My fabulous friend Emily wrote an excellent piece about Twitter the other day “How do I love thee?…” it is a lovely, thought-provoking piece about the wonders of Twitter (and I’m not just saying that because I’m mentioned in it).

Twitter has really helped me keep sane over the past eight months or so after I abandoned Facebook realising that it was making my depression worse and worse and that, no offense to anyone I know, but a lot of the stuff on there I just didn’t care about (although anyone I know reading this I care about what you say), nor could I understand people requesting to be my “friend” when they spent the majority of my school years sneering at me (and that’s when they were being nice).

So I was delighted to find this amazing community of people like me who suffer from: chronic pain, POTS, EDS, migraines, dysautonomia, depression, anxiety, mental health issues to name but a few of the things crippling me in my day-to-day life, who support me through my darkest days and who I can be there for too. I can put my efforts into trying to help them too, if I can make just one person feel a little bit better about their day then that means the world to me.

There of course are my other passions that are addressed on Twitter where I have found a wealth of writers, publishers, readers (#UKBookTwits, set up by the aforementioned Emily being a key element of this), bakers, crusaders, campaigners, feminists, kickstarters, music lovers, etc and if everyone just realised that Twitter has such an amazing force for good then the world would be a much happier place.

I was already planning on writing this blog before the tragedy that occurred during the Boston Marathon yesterday but this again showed the force and wonder of Twitter; an outpouring of solidarity and grief as the world watched and people tried to share information.

Since then there have been many blogs written regarding Twitter’s usefulness (or not) during and after this incident.
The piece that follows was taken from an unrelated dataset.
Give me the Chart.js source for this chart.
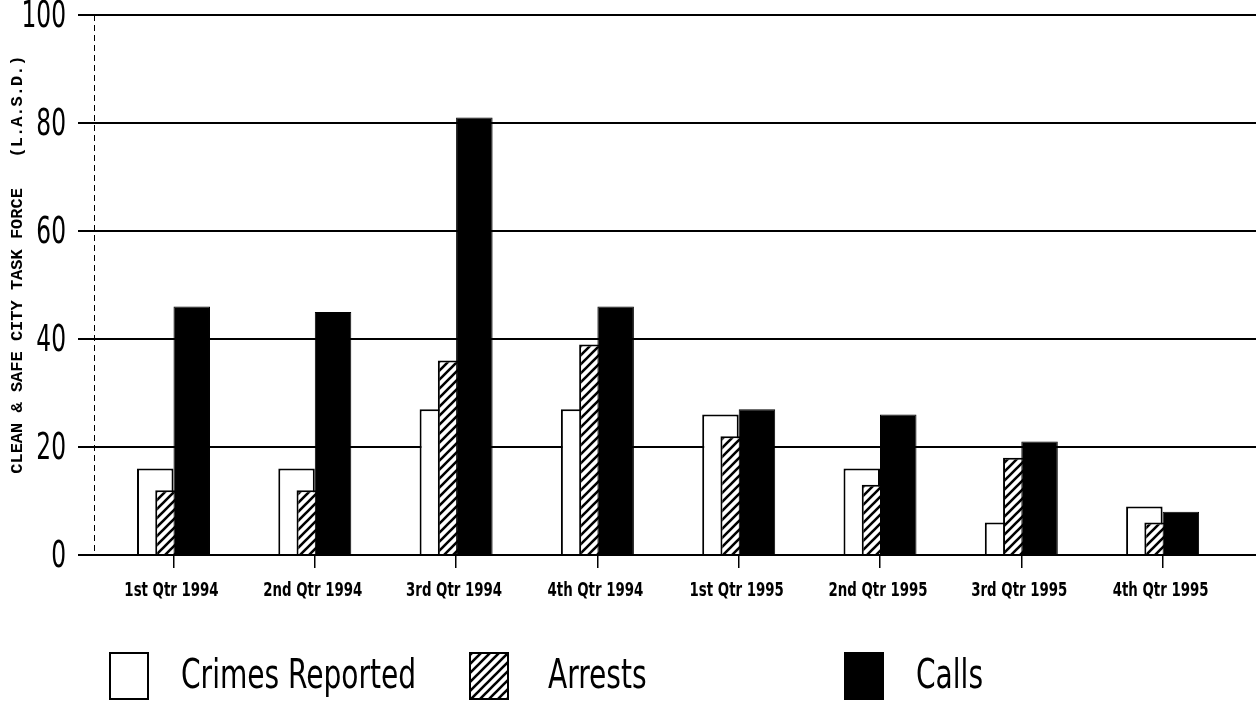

A lot of well-meaning people have been criticised for over sharing information which turned out not to be true, but that’s what happens, people want to help, the jungle drums start, they trust others in these dark situations, as who would take advantage when people are reported to have died? Well a few it would seem, like fake charities being set up within seconds, showing just how depraved some human beings can be. People have also been criticised for not commenting on the bombings that happened in Iraq earlier in the day, but people have become desensitised due to tragically seeing it on the news day in day out. As awful as it sounds, to paraphrase one Twitter writer, we come to expect bombings and death in countries where there is war, not during a sporting event in a country that is not currently being targeted in war.

Every day we hear another tragedy, be it an earthquake, a car accident, a death of someone famous. As Dave Gorman has blogged it is impossible for us to grieve over each and every one. It’s hard to comment on death as everyone handles it differently; some believe everyone deserves respect and others don’t. This again then brings me back to Twitter where everyone must be aware of how it is being used during the past week in respect to Thatcher. I’m not going to comment any further on this and don’t care what people say about me because of it but I don’t want to get drawn in to any conversation which becomes a drama due to some trivial misunderstanding with people drawing conclusions that weren’t there to begin with. All I’ll say is that until you live in someone’s shoes you can never fully understand them, sure you can empatise or be shocked at behaviour but we never really know what is going on for them.

Not only have there been arguments regarding whether Thatcher was divisive of not (yes I have deliberately chosen that particular argument as it is just too funny) but also there has been so much bullying on Twitter recently, some will again argue that it’s not bullying but as a victim of bullying I have to say if someone feels bullied there is bullying going on. Although hopefully I won’t get crucified for my understanding of a situation as this has been a fraught topic recently.

I won’t name names or expressly write about them, as again with the way things have been recently I don’t want it blown out of proportion when all I want to do is help people understand that Twitter can be used in such a kind, supportive way, if that’s what people choose. But I guess life will always have those looking for an argument or finding arguments in places where there weren’t any and one faction (for want of a better word) will argue with another. Why? When I’ve just written about death and war, isn’t there enough hatred out there? It makes me laugh when people write in their bio that they are angry – do something productive with it, turn into passion, see a doctor, anger is NOT healthy or something to be proud of it anger and hatred destroys lives – think Star Wars.

I couldn’t keep quiet at one point and had to say something within one situation as I felt that I must be missing the point somewhere, but no, it just turns out that some people are mean and haven’t got past the name calling, childish behaviour that should have been left in the playground all those years ago.

So this was all going on in my head yesterday, as well as having had regression during therapy which took me back to the start of when I began to develop my schemas around defectiveness, failure & lack of self worth. But I think I should save all that for another day. So it’s no wonder that today I feel like I’ve been run over. My legs ache, my head is pounding, my neck, shoulders and back feel like they are broken. My resting heart rate has been 96bpm at its best and that’s with my lying in bed all day.

Call me naive, call me idealistic but I’m sticking with Twitter because of the good that it brings and can only hope that one day nastiness, bitterness and hatred will all go away.

Until it does I will continue to try to bring some light, love & kindness into the lives of those I follow.